A Jester

I just listened to a comparatively recent lecture by Zizek

He made a point via recalling having recently read a late autobiography by a survivor from Auschwitz. The author is quoted saying something which offers justification for cruel but necessary treatment of the Palestinians by the Israeli state. He repeats the criticism made of this book which suggested that it was inappropriate perhaps inexcusable for someone who had witnessed and been subject to such inhuman treatment to pass such similar judgement on others. The point is, Zizek emphasises, that there was nothing good about Auschwitz, it produced nothing good. There is nothing good about suffering, it is not something that you come through with some sort of wisdom gained, it is something that dehumanises, eventually kills and not some sort of route to great understanding.

I was speaking with Zdenko the other day along with his sister Alana and Emilia. I had explained to them that K, the sister of one of our friends, had contacted me and was probably going to ask for money. There were great problems in the household. And that I couldn’t give them money. I explained I had already given some money before. Did you get it back I was asked? That wasn’t a problem I said but I can’t do it all the time. I can’t keep giving money. I won’t keep giving money. They replied to me? But will they give it back to you? Do you think they’ll give it back to you? I assented I believe through my body language to suggest that this would not happen but I said that was not even the reason. It was that I couldn’t keep giving money. I tapped my right hand on to the left of my chest saying: Duhkal Man O Jilo. It hurts my heart. It grieves my heart. They laughed kindly because, as I understood, they had recognised I had spoken a proper sentence in Romany.

I don’t believe I do put suffering on a plinth. There is a lot of suffering amongst the Roma. And expressing it is important. But I’m not expecting to learn a language that is a wisdom of suffering. I am learning a language so that I can also speak as I am with people who will not gain access to my language.

Learning Romani is a hobby. Something chosen out of a particularly un-perverse egoism. A quite deliberate pleasure taking process that engages all my senses. I didn’t know where it would take me when I started. But it takes me into what can feel at times like marshland. Deep Forest.

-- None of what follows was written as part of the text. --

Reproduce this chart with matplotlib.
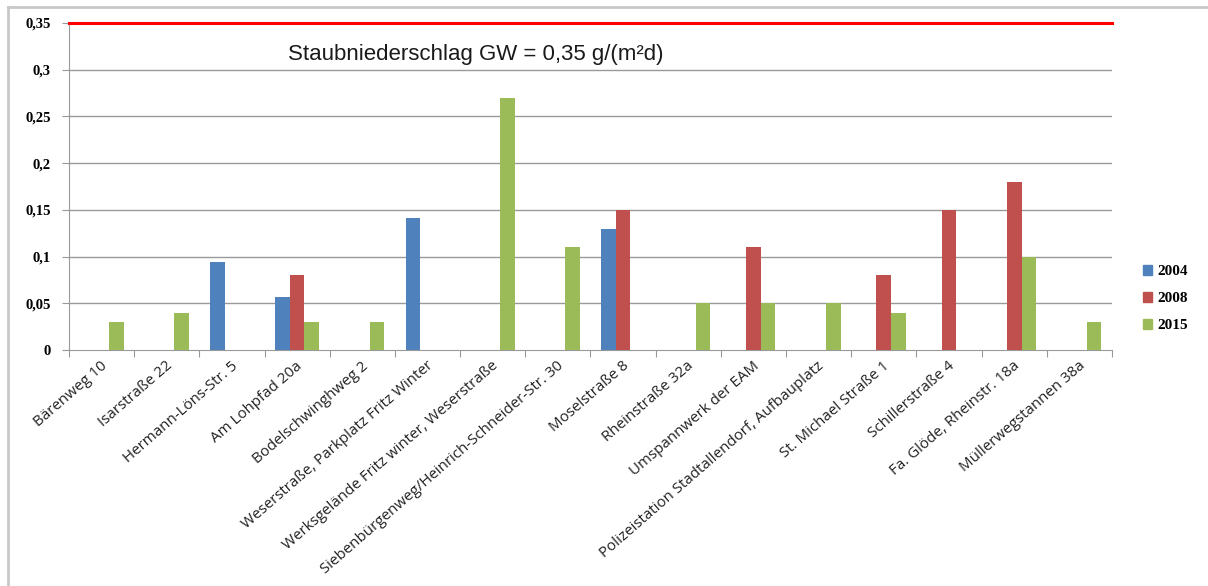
import numpy as np
import matplotlib.pyplot as plt
from matplotlib.lines import Line2D

# measuring points (x axis)
stations = [
    "Bärenweg 10",
    "Isarstraße 22",
    "Hermann-Löns-Str. 5",
    "Am Lohpfad 20a",
    "Bodelschwinghweg 2",
    "Weserstraße, Parkplatz Fritz Winter",
    "Werksgelände Fritz winter, Weserstraße",
    "Siebenbürgenweg/Heinrich-Schneider-Str. 30",
    "Moselstraße 8",
    "Rheinstraße 32a",
    "Umspannwerk der EAM",
    "Polizeistation Stadtallendorf, Aufbauplatz",
    "St. Michael Straße 1",
    "Schillerstraße 4",
    "Fa. Glöde, Rheinstr. 18a",
    "Müllerwegstannen 38a",
]

# dust deposition g/(m²d); 0 = no measurement
y2004 = [0, 0, 0.094, 0.057, 0, 0.141, 0, 0, 0.13, 0, 0, 0, 0, 0, 0, 0]
y2008 = [0, 0, 0, 0.08, 0, 0, 0, 0, 0.15, 0, 0.11, 0, 0.08, 0.15, 0.18, 0]
y2015 = [0.03, 0.04, 0, 0.03, 0.03, 0, 0.27, 0.11, 0, 0.05, 0.05, 0.05, 0.04, 0, 0.10, 0.03]

limit = 0.35
yticks = [0, 0.05, 0.1, 0.15, 0.2, 0.25, 0.3, 0.35]
ytick_labels = ["0", "0,05", "0,1", "0,15", "0,2", "0,25", "0,3", "0,35"]
years = ["2004", "2008", "2015"]
colors = ["#4F81BD", "#C0504D", "#9BBB59"]

fig = plt.figure(figsize=(12.08, 5.86), dpi=100)
ax = fig.add_axes([0.0571, 0.4027, 0.9205 - 0.0571, 0.9608 - 0.4027])

x = np.arange(len(stations))
w = 0.225
for off, vals, c in zip([-w, 0, w], [y2004, y2008, y2015], colors):
    ax.bar(x + off, vals, width=w, color=c, zorder=3)

# grid lines
for yt in yticks[1:-1]:
    ax.axhline(yt, color="#999999", lw=1.0, zorder=1)
ax.axhline(limit, color="#ff0000", lw=2.2, zorder=4, clip_on=False)

ax.set_xlim(-0.5, len(stations) - 0.5)
ax.set_ylim(0, 0.35)
ax.set_yticks(yticks)
ax.set_yticklabels(ytick_labels, fontfamily="Liberation Serif", fontweight="bold", fontsize=10.5)
ax.tick_params(axis="y", length=5, color="#999999", pad=8)

ax.set_xticks(np.arange(len(stations) + 1) - 0.5)
ax.set_xticklabels([])
ax.tick_params(axis="x", length=5, color="#999999")
for i, name in enumerate(stations):
    ax.text(i - 0.02, -0.009, name, rotation=41, ha="right", va="top",
            rotation_mode="anchor", fontsize=10.9, fontfamily="Open Sans",
            color="#222222", transform=ax.transData)

for s in ["top", "right"]:
    ax.spines[s].set_visible(False)
ax.spines["left"].set_color("#999999")
ax.spines["bottom"].set_color("#999999")

ax.text(0.39, 0.905, "Staubniederschlag GW = 0,35 g/(m²d)", transform=ax.transAxes,
        ha="center", va="center", fontsize=16, fontfamily="Liberation Sans", color="#1a1a1a")

handles = [plt.Rectangle((0, 0), 1, 1, color=c) for c in colors]
fig.legend(handles, years, loc="center left", bbox_to_anchor=(0.935, 0.49),
           frameon=False, handlelength=0.6, handleheight=0.6, handletextpad=0.3,
           labelspacing=0.9, prop={"family": "Liberation Serif", "weight": "bold", "size": 11})

# outer frame (top and left)
fig.add_artist(Line2D([8 / 1208, 1], [1 - 7 / 586, 1 - 7 / 586], color="#c8c8c8", lw=2))
fig.add_artist(Line2D([8 / 1208, 8 / 1208], [0, 1 - 7 / 586], color="#c8c8c8", lw=2))

fig.savefig("out.png", dpi=100)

But I see more and more that the route into the language is a route into knowing people. I’m learning with some help from that Slovakian grammar which allows me to short-circuit certain pattern recognitions but the working memory that produces speech emerges through listening and speaking and recognising patterns in both. So it’s taking me through a marsh at the moment. But it’s also making me see that I’m standing on dry land.That I know where the dryland is. I don’t even know of course if it as a marsh or a forest.

I know it’s full of ghosts, some people have told me that. I’m a fool in that world. I’m not a fool in my own world. At least not in the same way. But I am a fool. A jester for the Roma.